Knowing about a cognitive bias does not reliably protect you from it. This finding — robust across dozens of studies on bias and debiasing — is one of the more humbling discoveries of cognitive psychology. Intellectual knowledge of the availability heuristic does not prevent you from being influenced by how easily examples come to mind when you are estimating probability under time pressure. Knowledge of confirmation bias does not stop you from seeking information that confirms your priors when the emotional stakes are high.

The debiasing interventions that do work are not educational but procedural: they change the structure of the decision-making situation rather than the knowledge of the decision-maker. Pre-mortem analysis works not by teaching people about planning fallacy but by creating a structured situation where imagining failure is the assigned task. Reference class forecasting works not by teaching about optimism bias but by requiring the forecaster to look up base rates before making a prediction. The lesson is that good thinking is a design problem, not just an education problem.

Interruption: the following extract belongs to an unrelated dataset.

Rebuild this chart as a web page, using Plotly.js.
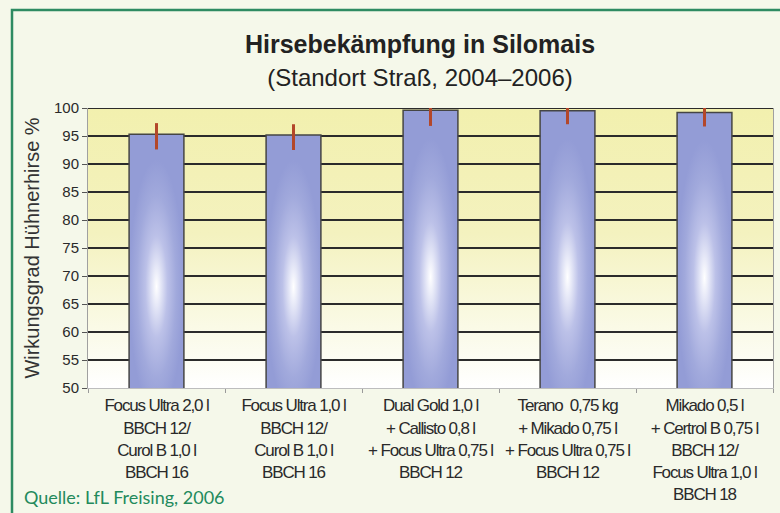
<!DOCTYPE html>
<html>
<head>
<meta charset="utf-8">
<script src="https://cdn.plot.ly/plotly-3.0.1.min.js"></script>
<style>
html,body{margin:0;padding:0;background:#f5f8ea;}
#chart{width:780px;height:513px;}
#chart .xtick text{letter-spacing:-1.15px;}
</style>
</head>
<body>
<div id="chart"></div>
<script>
// ---- data ----
var categories = [
  "Focus Ultra 2,0 l<br>BBCH 12/<br>Curol B 1,0 l<br>BBCH 16",
  "Focus Ultra 1,0 l<br>BBCH 12/<br>Curol B 1,0 l<br>BBCH 16",
  "Dual Gold 1,0 l<br>+ Callisto 0,8 l<br>+ Focus Ultra 0,75 l<br>BBCH 12",
  "Terano  0,75 kg<br>+ Mikado 0,75 l<br>+ Focus Ultra 0,75 l<br>BBCH 12",
  "Mikado 0,5 l<br>+ Certrol B 0,75 l<br>BBCH 12/<br>Focus Ultra 1,0 l<br>BBCH 18"
];
var values = [95.3, 95.2, 99.6, 99.5, 99.2];
var errPlus = [2.0, 1.9, 0.8, 0.9, 1.2];
var errMinus = [2.7, 2.7, 2.8, 2.4, 2.5];
var yTicks = [50, 55, 60, 65, 70, 75, 80, 85, 90, 95, 100];
var gridValues = [55, 60, 65, 70, 75, 80, 85, 90, 95, 100];
var yMin = 50, yMax = 100;

// ---- styling helpers ----
function svgUri(s){ return 'data:image/svg+xml;charset=utf-8,' + encodeURIComponent(s); }
var bgSvg = "<svg xmlns='http://www.w3.org/2000/svg' width='100' height='100' viewBox='0 0 100 100' preserveAspectRatio='none'>" +
  "<defs><linearGradient id='b' x1='0' y1='0' x2='0' y2='1'>" +
  "<stop offset='0' stop-color='#f2f0ae'/><stop offset='0.45' stop-color='#f4f2bf'/>" +
  "<stop offset='0.78' stop-color='#fafae6'/><stop offset='1' stop-color='#ffffff'/>" +
  "</linearGradient></defs><rect width='100' height='100' fill='url(#b)'/></svg>";
var barSvg = "<svg xmlns='http://www.w3.org/2000/svg' width='100' height='100' viewBox='0 0 100 100' preserveAspectRatio='none'>" +
  "<defs><radialGradient id='g' cx='0.5' cy='0.6' r='0.5'>" +
  "<stop offset='0' stop-color='#ffffff'/><stop offset='0.14' stop-color='#e8eaf8'/>" +
  "<stop offset='0.4' stop-color='#bcc1e8'/><stop offset='0.72' stop-color='#a1a9dc'/>" +
  "<stop offset='1' stop-color='#939cd6'/></radialGradient></defs>" +
  "<rect width='100' height='100' fill='url(#g)'/></svg>";

var barWidth = 0.4;
var images = [{
  source: svgUri(bgSvg), xref: 'paper', yref: 'paper', x: 0, y: 1,
  sizex: 1, sizey: 1, xanchor: 'left', yanchor: 'top', sizing: 'stretch', layer: 'below'
}];
values.forEach(function(v, i){
  images.push({
    source: svgUri(barSvg), xref: 'x', yref: 'y', x: i - barWidth/2, y: v,
    sizex: barWidth, sizey: v - yMin, xanchor: 'left', yanchor: 'top',
    sizing: 'stretch', layer: 'below'
  });
});

var shapes = gridValues.map(function(g){
  return {type: 'line', xref: 'paper', yref: 'y', x0: 0, x1: 1, y0: g, y1: g,
          line: {color: '#2b2b2b', width: 2}, layer: 'below'};
});
// green frame
shapes.push({type: 'rect', xref: 'paper', yref: 'paper',
  x0: (12 - 88) / 685, x1: (820 - 88) / 685, y0: (388 - 540) / 280, y1: (388 - 10) / 280,
  line: {color: '#2e8b62', width: 2.5}, fillcolor: 'rgba(0,0,0,0)', layer: 'below'});

var trace = {
  type: 'bar', x: categories, y: values, width: barWidth,
  marker: {color: 'rgba(0,0,0,0)', line: {color: '#454545', width: 1.5}},
  error_y: {type: 'data', symmetric: false, array: errPlus, arrayminus: errMinus,
            color: '#b3472a', thickness: 3, width: 0},
  hoverinfo: 'x+y'
};

var layout = {
  width: 780, height: 513,
  paper_bgcolor: '#f5f8ea', plot_bgcolor: 'rgba(0,0,0,0)',
  margin: {l: 88, r: 7, t: 108, b: 125},
  font: {family: 'Liberation Sans, Arial, sans-serif', color: '#2a2a2a'},
  title: {
    text: "<b>Hirsebekämpfung in Silomais</b><br><span style='font-size:24px'>(Standort Straß, 2004–2006)</span>",
    font: {size: 25, color: '#222', family: 'Liberation Sans, Arial, sans-serif'},
    x: (420 - 88) / 685, xref: 'paper', xanchor: 'center',
    y: 1 - 53 / 513, yref: 'container', yanchor: 'top'
  },
  xaxis: {
    type: 'category', showgrid: false, showline: true, linecolor: '#bdbdbd', linewidth: 1,
    ticks: 'outside', tickson: 'boundaries', ticklen: 4, tickcolor: '#9a9a9a',
    tickangle: 0,
    tickfont: {size: 17, color: '#2a2a2a', family: 'Liberation Sans, Arial, sans-serif'},
    ticklabelstandoff: 2, automargin: false,
    fixedrange: true
  },
  yaxis: {
    range: [yMin, yMax], tickmode: 'array', tickvals: yTicks,
    showgrid: false, zeroline: false, showline: true, mirror: true,
    linecolor: '#a0a0a0', linewidth: 1,
    ticks: 'outside', ticklen: 5, tickcolor: '#555',
    tickfont: {size: 15, color: '#2a2a2a'}, automargin: false,
    title: {text: 'Wirkungsgrad Hühnerhirse %', font: {size: 20, color: '#333'}, standoff: 8},
    fixedrange: true
  },
  images: images,
  shapes: shapes,
  showlegend: false,
  annotations: [{
    text: 'Quelle: LfL Freising, 2006', xref: 'paper', yref: 'paper',
    x: (22 - 88) / 685, y: (388 - 497) / 280, xanchor: 'left', yanchor: 'middle',
    showarrow: false, font: {family: 'Lato, Open Sans, sans-serif', size: 18, color: '#238a5c'}
  }]
};

Plotly.newPlot('chart', [trace], layout, {displayModeBar: false, staticPlot: true});
</script>
</body>
</html>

Building Better Thinking Systems

The most durable improvements in reasoning quality come from designing the environment and the process rather than from trying to overcome cognitive limitations through sheer intellectual effort. Checklists, pre-commitments, structured devil's advocacy, reference class data, and decision journals are not supplements to good thinking — they are the infrastructure that makes good thinking possible under the conditions of time pressure, emotional stakes, and incomplete information that characterise the decisions that actually matter.